The walk from Ping’an to Dazai village makes for a great day trip. According to locals, the rice terraces at Dazai are even more impressive than those around Ping’an but, unfortunately, we never got to see them.

We were heading in that direction when we were waylaid by a local Yao lady who insisted on taking us to her village, about two thirds of the way to Dazai, for lunch.

Yao lady who kidnapped us on the way tp Dazai
Yao lady who kidnapped us on the way tp Dazai

The Longsheng Rice Terraces: Kidnapped for lunch goodbye Dazai

Most of the meal she picked straight from the mountainside and the bushes along the path, as she escorted us to her house, a large, rambling wooden structure on stilts.
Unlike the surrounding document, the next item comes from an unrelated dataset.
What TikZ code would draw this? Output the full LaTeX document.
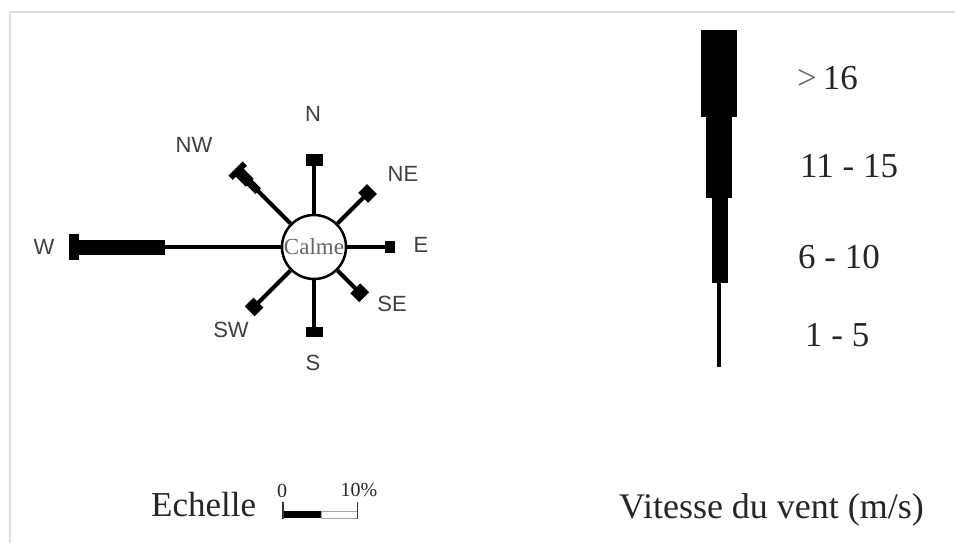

Here we squatted on low wooden benches, scrutinised by the curious members of her family and with chickens pecking at our feet, while the lady prepared our lunch, for which we had agreed to pay 30 Yuan.

The Yao Village where we stopped for Lunch
The Yao Village where we stopped for Lunch

The food was not bad at all, especially the wild mountain vegetables. After lunch, we went for a walk around the village, which was very poor indeed.

Though the houses were huge, they were virtually empty, with only the most rudimentary cooking and farming implements.

Moreover, the streets and the open spaces underneath the houses were filthy and covered in garbage.  The wealth gap between the richer Zhuang villages, such as Ping’an, and the poorer Yao villages was quite evident.

Such was our delay over lunch that we decided not to push on to Dazai. This turned out to be a wise decision because, just as we were arriving at Ping’an, a huge summer storm engulfed the entire rice terraces and the torrential rain didn’t remit until late the following day.

However, for those who wish to do the whole walk, the stone path is quite easy to follow and extremely attractive, passing through deep forest,  beautiful flowery meadows and, of course, plenty of rice terraces.

 Practicalities:

Accommodation and food:

We stayed and ate in a small family-run hotel in Ping’an, aptly called the Ping’an hotel. It had clean rooms, a nice dining room and veranda and shared bathrooms, all for 25 Yuan a night.

Electric Green Rice Terraces
Electric Green Rice Terraces

There were already several such hostels in Ping’an and more were going up all the time. Entrepreneurs from as far away as Yangshuo had started competing with the local family hotels.

Local house Ping'an
Local House Ping’an

We found that at weekends, the place was very popular with Chinese tourists from Guilin who enjoyed large, rowdy dinner parties and played cards until deep into the night. (see the article on the degradation of the Longji rice terraces).

Ping'an Village
Ping’an Village

At the time, Ping’an was the only village with accommodation, though nowadays Dazai 大寨, and other villages such as Tiantouzhai 田头寨, have guesthouses and hotels too; some with amazing views.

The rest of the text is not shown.